31/08/2009
The Non-Exclusivity of Religious Experience
Paul Theroux, in his book ‘The Great Railway Bazaar’, recounts a conversation he had with a Mr Peeraswamy in the dining car on a night train to Singapore in 1974. He told him of a Tamil festival he had participated in called Thaipusam, in which devotees of the faith parade down the streets with metal skewers through their cheeks and arms. He was there to give thanks to his god Murugam. He said “the god comes inside! We hurry, cannot wait. The padre take the tongue and pop! Pop with the knives, pop with the hooks ready – no blood from knives, not hurting – can even kill me! I not care! The song come and the god come and we don’t know anything. We want to go out, not want to stop. They put knives, hooks, what, and we just walk ready.” His experience, and the mental and physical phenomena that go with it, are not unique. Members of countless faiths, and even some of no specific leaning, have experienced similar ‘spiritual’ moments, in which they are overcome by strong emotion from no apparent source.
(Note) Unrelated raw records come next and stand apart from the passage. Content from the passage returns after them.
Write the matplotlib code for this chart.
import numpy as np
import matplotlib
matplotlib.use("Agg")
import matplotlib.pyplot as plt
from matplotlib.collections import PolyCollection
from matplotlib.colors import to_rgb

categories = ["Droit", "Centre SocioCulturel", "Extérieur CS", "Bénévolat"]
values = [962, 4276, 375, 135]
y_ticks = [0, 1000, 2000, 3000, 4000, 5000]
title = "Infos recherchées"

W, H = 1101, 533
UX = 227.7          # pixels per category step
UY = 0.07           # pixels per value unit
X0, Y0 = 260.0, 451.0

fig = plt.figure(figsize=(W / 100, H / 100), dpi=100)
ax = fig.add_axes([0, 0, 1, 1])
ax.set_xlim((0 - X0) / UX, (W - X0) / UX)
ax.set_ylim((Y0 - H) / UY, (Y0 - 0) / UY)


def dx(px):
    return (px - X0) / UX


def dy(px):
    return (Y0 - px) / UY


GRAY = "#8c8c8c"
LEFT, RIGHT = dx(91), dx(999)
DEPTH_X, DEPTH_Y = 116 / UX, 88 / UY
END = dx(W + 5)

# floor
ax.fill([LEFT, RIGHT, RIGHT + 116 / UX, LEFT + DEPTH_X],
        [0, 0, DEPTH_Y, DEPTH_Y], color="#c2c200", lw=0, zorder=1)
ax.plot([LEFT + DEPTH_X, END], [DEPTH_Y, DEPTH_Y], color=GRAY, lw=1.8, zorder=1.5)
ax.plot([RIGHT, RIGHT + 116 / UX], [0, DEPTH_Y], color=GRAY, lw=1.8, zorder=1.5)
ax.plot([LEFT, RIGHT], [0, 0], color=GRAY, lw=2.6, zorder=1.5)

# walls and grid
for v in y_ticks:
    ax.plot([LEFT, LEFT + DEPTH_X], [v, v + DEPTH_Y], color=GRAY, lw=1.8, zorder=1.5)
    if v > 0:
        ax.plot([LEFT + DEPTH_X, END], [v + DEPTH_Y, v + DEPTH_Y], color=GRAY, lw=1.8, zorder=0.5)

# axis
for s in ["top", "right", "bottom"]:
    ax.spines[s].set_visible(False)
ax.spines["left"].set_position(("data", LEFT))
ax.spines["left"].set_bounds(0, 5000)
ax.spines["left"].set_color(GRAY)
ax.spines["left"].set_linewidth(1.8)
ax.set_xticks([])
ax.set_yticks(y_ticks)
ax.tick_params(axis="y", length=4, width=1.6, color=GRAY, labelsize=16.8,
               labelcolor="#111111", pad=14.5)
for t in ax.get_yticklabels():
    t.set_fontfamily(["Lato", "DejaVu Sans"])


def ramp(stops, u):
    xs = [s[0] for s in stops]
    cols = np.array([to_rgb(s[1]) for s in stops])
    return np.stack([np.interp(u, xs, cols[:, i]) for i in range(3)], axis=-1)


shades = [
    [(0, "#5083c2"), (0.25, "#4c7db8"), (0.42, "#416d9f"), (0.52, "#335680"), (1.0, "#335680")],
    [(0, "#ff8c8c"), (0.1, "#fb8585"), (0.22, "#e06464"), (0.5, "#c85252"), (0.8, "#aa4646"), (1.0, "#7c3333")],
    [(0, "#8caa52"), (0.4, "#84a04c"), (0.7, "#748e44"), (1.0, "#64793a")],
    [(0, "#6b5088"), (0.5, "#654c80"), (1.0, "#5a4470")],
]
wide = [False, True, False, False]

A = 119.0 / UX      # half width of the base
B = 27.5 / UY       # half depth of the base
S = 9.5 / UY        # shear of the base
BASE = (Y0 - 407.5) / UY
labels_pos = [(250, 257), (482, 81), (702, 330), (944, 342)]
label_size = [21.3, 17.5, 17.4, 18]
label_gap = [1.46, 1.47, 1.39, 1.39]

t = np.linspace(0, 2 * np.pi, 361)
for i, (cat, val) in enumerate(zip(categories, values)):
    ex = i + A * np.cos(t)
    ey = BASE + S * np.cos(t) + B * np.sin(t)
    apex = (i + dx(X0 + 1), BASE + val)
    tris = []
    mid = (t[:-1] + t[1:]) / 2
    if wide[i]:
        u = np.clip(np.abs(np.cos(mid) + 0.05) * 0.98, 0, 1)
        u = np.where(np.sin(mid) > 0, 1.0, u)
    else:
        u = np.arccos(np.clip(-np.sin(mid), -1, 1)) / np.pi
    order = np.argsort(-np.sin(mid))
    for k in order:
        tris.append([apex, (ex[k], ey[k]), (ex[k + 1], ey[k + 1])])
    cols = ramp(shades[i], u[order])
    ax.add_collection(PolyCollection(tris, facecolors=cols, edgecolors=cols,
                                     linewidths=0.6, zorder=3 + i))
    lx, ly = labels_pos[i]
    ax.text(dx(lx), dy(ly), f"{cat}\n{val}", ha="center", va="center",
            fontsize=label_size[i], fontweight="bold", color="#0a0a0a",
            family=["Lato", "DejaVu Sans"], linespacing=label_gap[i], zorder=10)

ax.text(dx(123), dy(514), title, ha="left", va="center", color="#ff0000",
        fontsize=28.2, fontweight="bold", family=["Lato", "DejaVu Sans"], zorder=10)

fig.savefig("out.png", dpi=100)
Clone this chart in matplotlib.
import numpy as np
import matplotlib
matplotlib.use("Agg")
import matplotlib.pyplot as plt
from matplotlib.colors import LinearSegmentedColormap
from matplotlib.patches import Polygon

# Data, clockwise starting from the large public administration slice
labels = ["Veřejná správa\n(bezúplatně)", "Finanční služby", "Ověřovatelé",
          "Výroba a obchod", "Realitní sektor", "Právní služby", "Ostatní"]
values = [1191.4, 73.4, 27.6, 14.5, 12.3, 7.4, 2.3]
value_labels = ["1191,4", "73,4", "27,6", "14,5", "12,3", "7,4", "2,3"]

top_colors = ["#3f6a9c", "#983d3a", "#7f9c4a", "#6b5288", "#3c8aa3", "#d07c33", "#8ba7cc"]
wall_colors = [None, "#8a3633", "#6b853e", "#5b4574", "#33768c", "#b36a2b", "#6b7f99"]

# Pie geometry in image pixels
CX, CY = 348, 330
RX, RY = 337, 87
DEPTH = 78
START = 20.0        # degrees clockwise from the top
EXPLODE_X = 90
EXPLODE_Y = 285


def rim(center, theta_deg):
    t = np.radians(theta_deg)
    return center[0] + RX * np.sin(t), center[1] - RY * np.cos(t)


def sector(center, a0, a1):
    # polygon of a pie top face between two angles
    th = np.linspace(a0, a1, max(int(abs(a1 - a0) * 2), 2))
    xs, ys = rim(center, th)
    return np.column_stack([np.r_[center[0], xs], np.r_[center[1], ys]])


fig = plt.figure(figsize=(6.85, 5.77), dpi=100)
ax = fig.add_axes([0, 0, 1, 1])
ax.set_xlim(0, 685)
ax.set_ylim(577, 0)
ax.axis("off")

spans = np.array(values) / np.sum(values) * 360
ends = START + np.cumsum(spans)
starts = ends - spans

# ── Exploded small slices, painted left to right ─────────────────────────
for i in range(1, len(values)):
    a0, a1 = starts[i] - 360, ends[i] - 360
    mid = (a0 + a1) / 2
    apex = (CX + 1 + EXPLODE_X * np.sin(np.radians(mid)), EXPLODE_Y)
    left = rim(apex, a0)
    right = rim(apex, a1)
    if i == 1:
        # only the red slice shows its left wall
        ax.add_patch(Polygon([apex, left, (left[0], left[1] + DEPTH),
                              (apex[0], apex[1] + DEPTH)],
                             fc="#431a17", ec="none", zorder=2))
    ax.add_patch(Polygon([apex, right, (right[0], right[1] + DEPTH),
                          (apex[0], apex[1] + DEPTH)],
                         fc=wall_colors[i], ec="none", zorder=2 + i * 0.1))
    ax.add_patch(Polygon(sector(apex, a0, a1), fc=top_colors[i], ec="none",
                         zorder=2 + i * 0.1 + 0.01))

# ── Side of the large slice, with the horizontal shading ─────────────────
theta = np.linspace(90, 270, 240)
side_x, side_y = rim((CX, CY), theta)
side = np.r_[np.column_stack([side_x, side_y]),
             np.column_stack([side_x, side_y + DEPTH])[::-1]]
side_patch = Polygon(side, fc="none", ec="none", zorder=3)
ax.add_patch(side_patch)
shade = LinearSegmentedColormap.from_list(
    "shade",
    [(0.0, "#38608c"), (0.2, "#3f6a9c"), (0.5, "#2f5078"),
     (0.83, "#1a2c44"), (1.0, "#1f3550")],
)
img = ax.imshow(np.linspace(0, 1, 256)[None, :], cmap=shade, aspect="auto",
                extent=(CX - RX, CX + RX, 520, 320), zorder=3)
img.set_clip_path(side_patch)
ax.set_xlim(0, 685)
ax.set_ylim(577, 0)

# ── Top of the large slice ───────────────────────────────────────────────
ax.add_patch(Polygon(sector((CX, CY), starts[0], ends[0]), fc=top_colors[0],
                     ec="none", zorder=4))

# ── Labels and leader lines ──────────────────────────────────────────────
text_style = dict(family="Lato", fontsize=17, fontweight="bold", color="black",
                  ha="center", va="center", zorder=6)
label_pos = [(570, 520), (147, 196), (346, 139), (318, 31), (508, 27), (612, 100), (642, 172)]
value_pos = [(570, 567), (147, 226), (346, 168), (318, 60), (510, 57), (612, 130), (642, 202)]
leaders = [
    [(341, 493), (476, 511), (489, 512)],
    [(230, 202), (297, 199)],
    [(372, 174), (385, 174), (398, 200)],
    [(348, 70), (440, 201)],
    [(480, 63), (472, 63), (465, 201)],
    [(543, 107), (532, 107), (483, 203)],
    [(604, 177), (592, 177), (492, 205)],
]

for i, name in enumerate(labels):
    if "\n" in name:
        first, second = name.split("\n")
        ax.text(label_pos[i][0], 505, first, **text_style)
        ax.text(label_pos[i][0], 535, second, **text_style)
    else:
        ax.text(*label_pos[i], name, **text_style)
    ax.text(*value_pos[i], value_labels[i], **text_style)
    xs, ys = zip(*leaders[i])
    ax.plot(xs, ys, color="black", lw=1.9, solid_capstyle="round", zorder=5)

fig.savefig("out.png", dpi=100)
These are invariably considered to be religious experiences, and accounts like this are proof that they are not exclusive to any one religion. The new brand Evangelist Christianity conducts worship in a way as to prompt such experiences in as many people as often as possible, and it is these experiences that many of their followers give as the power behind their faith. They know God exists, because as far as they are concerned, they have felt his presence. Yet the experience seems not to respect the boundaries of faith or denomination. Two separate conclusions can be drawn from this. Either God appears to anyone who has any faith of any kind, in which case religious boundaries are redundant human illusions, and squabbles between faiths over small differences in doctrine are pointless, or the experience is a kind of self induced drug trip triggered by an endorphin overload, in which case religious experiences of this type are nothing more that psychological illusions. Personally I lean towards the latter, but the other outcome could reasonably be drawn, particularly by someone calling for greater inter-faith tolerance.